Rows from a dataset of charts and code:
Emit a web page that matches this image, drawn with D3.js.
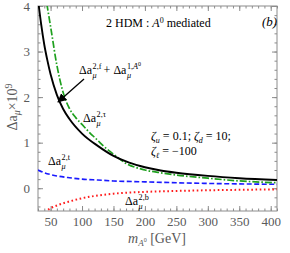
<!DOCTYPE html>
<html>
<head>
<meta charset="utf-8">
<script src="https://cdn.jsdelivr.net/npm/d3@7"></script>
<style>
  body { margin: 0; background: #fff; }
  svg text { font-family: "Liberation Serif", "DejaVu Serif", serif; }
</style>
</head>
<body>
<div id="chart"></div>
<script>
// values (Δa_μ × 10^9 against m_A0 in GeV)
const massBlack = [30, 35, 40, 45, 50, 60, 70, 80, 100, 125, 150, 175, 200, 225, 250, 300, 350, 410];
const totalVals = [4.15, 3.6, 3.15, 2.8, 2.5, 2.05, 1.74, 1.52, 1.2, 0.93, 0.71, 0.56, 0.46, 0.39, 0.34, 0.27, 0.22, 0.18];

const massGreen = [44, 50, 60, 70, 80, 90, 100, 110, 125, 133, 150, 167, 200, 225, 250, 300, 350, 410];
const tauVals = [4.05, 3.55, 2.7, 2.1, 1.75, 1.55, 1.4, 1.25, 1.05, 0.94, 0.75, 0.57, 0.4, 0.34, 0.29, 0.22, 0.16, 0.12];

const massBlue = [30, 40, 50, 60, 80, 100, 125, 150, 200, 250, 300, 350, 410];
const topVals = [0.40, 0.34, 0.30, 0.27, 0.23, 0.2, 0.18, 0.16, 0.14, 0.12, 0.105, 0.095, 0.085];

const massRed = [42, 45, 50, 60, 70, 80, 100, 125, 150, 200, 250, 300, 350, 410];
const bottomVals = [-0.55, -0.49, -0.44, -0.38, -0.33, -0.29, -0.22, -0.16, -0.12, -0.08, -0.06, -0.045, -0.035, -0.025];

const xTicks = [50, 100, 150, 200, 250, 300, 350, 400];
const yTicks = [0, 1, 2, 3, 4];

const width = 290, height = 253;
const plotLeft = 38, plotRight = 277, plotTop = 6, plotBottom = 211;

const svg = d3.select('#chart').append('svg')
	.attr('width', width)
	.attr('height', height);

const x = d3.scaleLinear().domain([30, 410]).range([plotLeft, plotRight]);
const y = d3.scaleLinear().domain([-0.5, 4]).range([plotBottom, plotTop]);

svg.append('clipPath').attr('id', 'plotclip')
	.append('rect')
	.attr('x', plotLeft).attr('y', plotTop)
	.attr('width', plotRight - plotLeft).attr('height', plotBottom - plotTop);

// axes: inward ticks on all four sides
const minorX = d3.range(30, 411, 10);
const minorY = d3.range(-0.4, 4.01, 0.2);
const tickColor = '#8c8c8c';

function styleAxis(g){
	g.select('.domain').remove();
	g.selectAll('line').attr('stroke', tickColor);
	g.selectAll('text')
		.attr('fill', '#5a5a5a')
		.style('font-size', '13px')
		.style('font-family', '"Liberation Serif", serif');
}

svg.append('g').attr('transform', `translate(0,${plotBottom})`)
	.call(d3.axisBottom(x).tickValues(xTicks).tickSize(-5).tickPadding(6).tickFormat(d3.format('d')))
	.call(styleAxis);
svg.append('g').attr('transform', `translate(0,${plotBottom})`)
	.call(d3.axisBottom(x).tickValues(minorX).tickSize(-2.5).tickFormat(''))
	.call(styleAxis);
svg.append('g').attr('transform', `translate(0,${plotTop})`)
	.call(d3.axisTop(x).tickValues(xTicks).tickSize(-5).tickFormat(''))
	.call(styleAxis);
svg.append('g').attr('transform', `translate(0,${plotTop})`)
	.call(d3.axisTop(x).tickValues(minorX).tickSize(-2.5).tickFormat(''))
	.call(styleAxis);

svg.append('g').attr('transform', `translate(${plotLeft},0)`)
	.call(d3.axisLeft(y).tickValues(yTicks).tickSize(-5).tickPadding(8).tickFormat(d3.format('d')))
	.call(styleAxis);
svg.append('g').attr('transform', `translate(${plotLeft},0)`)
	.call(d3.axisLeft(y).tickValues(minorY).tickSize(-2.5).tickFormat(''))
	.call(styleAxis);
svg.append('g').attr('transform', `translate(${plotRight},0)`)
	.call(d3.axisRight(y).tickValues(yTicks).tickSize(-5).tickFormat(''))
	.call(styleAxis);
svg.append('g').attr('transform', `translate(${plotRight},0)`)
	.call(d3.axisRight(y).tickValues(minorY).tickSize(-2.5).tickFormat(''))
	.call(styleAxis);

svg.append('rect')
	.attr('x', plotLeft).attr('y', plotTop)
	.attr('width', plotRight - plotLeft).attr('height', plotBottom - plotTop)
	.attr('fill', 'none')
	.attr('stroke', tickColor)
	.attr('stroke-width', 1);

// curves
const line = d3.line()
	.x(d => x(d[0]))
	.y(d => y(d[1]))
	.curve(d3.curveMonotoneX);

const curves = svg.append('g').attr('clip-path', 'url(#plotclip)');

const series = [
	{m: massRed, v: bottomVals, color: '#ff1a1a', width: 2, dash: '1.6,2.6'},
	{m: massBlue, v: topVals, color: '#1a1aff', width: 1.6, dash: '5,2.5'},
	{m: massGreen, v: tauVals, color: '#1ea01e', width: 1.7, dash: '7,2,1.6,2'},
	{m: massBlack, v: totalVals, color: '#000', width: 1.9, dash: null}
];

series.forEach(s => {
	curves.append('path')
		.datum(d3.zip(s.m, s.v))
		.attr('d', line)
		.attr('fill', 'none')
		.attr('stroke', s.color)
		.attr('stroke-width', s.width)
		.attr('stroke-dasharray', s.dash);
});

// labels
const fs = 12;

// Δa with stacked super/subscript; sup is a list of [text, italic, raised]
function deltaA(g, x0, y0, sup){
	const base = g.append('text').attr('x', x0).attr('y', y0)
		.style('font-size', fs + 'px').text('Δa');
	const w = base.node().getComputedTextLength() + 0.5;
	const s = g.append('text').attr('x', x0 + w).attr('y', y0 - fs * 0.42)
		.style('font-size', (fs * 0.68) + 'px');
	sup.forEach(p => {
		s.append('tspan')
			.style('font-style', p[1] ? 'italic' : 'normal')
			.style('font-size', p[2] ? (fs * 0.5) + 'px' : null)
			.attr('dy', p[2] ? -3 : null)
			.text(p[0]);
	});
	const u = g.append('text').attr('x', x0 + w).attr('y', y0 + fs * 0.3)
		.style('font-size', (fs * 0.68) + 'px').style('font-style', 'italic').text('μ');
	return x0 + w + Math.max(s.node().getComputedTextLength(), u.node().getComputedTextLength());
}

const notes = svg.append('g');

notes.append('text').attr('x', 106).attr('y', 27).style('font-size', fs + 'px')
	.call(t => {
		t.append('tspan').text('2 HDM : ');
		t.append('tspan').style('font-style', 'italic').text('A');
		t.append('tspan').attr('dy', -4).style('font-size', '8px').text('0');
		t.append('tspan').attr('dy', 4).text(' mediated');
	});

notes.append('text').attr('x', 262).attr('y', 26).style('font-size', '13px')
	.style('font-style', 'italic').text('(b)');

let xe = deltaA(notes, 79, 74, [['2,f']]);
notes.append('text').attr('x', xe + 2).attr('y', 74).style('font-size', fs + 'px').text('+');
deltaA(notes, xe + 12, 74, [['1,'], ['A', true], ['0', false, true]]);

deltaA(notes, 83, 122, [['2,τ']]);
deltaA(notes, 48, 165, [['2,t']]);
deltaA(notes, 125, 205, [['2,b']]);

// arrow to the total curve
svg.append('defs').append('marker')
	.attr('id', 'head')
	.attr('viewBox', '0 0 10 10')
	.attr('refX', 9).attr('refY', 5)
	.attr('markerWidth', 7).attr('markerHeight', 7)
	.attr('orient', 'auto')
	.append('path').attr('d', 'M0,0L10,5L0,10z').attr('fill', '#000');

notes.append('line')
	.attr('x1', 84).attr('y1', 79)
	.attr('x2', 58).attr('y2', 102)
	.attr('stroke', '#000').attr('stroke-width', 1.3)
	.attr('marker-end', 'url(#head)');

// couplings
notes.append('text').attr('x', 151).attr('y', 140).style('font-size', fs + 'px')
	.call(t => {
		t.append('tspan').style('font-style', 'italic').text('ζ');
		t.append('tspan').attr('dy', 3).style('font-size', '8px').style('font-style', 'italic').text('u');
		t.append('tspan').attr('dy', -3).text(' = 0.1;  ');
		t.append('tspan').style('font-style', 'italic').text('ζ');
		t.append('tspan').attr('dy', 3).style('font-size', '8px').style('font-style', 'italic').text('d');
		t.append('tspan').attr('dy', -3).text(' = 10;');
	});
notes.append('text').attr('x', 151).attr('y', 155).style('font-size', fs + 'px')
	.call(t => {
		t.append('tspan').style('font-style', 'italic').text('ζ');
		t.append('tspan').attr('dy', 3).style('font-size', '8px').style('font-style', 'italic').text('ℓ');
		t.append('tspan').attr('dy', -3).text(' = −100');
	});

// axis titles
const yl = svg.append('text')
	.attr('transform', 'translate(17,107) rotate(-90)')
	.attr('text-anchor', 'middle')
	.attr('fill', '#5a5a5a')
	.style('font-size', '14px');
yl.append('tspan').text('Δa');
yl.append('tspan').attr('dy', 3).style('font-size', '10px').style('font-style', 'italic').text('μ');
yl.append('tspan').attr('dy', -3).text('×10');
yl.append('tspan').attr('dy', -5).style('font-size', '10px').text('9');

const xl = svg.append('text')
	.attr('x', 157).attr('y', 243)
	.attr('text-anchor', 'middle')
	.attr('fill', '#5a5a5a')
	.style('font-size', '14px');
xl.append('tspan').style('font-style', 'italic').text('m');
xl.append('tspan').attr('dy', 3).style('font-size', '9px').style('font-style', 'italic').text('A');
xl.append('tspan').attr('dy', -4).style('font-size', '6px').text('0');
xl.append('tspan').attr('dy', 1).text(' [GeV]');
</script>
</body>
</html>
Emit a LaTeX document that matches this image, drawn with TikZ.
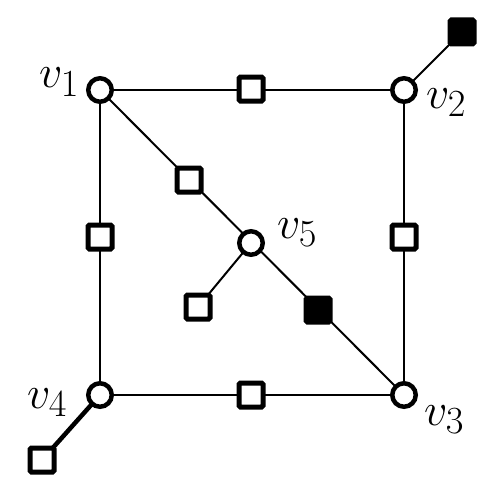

--- Given instruction ---
Transcribe the opening line of the listing above, please, and every line after it through the line with "0.22, 0.16, 0.12];", word for word, without pictures.

--- The response ---
Emit a web page that matches this image, drawn with D3.js.
<!DOCTYPE html>
<html>
<head>
<meta charset="utf-8">
<script src="https://cdn.jsdelivr.net/npm/d3@7"></script>
<style>
  body { margin: 0; background: #fff; }
  svg text { font-family: "Liberation Serif", "DejaVu Serif", serif; }
</style>
</head>
<body>
<div id="chart"></div>
<script>
// values (Δa_μ × 10^9 against m_A0 in GeV)
const massBlack = [30, 35, 40, 45, 50, 60, 70, 80, 100, 125, 150, 175, 200, 225, 250, 300, 350, 410];
const totalVals = [4.15, 3.6, 3.15, 2.8, 2.5, 2.05, 1.74, 1.52, 1.2, 0.93, 0.71, 0.56, 0.46, 0.39, 0.34, 0.27, 0.22, 0.18];

const massGreen = [44, 50, 60, 70, 80, 90, 100, 110, 125, 133, 150, 167, 200, 225, 250, 300, 350, 410];
const tauVals = [4.05, 3.55, 2.7, 2.1, 1.75, 1.55, 1.4, 1.25, 1.05, 0.94, 0.75, 0.57, 0.4, 0.34, 0.29, 0.22, 0.16, 0.12];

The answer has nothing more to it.